On 1/16/19 7:16 AM, Andrew Cunningham via Unicode wrote:
HI Victor, an off list reply. The contents are just random thoughts sparked by an interesting conversation.

On Wed, 16 Jan 2019 at 22:44, Victor Gaultney via Unicode <unicode@unicode.org <mailto:unicode@unicode.org>> wrote:


    - It finally, and conclusively, would end the decades of the mess
    in HTML that surrounds <em> and <italic>.


I am not sure that would fix the issue, more likely compound the issue making it even more blurry what the semantic purpose is. HTML5 make both <i> and <e> semantic ... and by the definition the style of the elements is not necessarily italic. <em> for instance would be script dependant, <i> may be partially script dependant when another appropriate semantic tag is missing.

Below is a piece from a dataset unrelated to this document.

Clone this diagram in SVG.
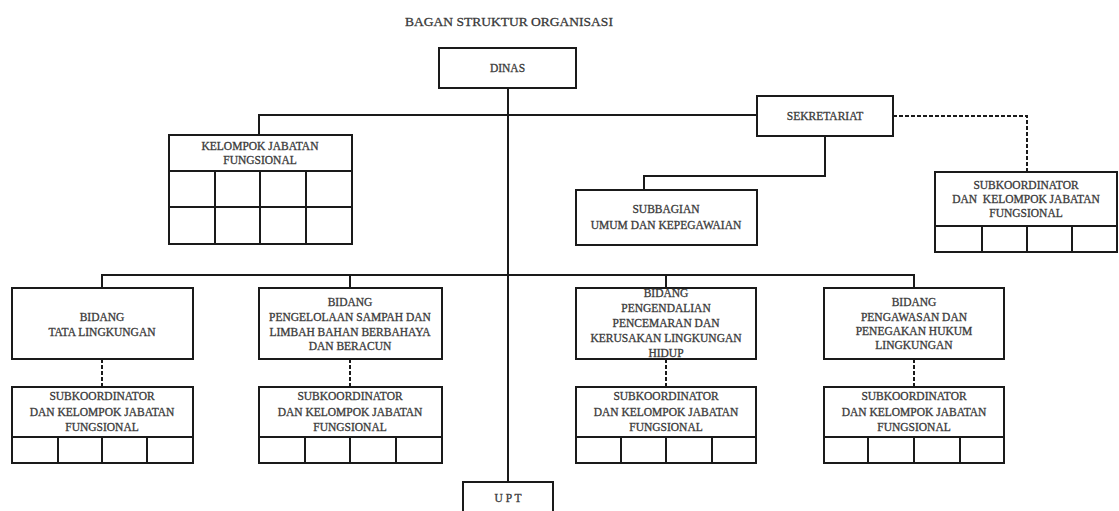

A character/encoding level distinction is just going to compound the mess.

A good point, too.  While italics are being used sort of as an example, what the "evidence" really is for (and by evidence I mean what I alluded to at the end of my last post, over centuries of writing) is that people like to *emphasize* things from time to time.  It's really more the semantic side of "this text should be read louder."  So not so much "italic marker" but "emphasis marker."

But... that ignores some other points made here, about specific meanings attached to italics (or underlining, in some settings), like distinguishing book or movie titles (or vessel names) from common or proper nouns.  Is it better to lump those with emphasis as "italic", or better to distinguish them semantically, as "emphasis marker" vs "title marker"?  And if we did the latter, would ordinary folks know or care to make that distinction?  I tend to doubt it.

    My main point in suggesting that Unicode needs these characters is
    that italic has been used to indicate specific meaning - this text
    is somehow special - for over 400 years, and that content should
    be preserved in plain text.


Underlying, bold text, interletter spacing, colour change, font style change all are used to apply meaning in various ways. Not sure why italic is special in this sense. Additionally without encoding the meaning of italic, all you know is that it is italic, not what convention of semantic meaning lies behind it.

Um... yeah.  That's what I meant, also.


And I am curious on your thoughts, if we distinguish italic in Unicode, encode some way of spacifying italic text, wouldn't it make more sense to do away with italic fonts all together? and just roll the italic glyphs into the regular font?

Eh.  Fonts are not really relevant to this.  Unicode already has more characters than you can put into a single font.  It's just as sensible, still, to have italic fonts and switch to them, just like you have to switch to your Thai font when you hit Thai text that your default font doesn't support.  (However, this knocks out the simplicity of using OpenType to handle it, as has been suggested.)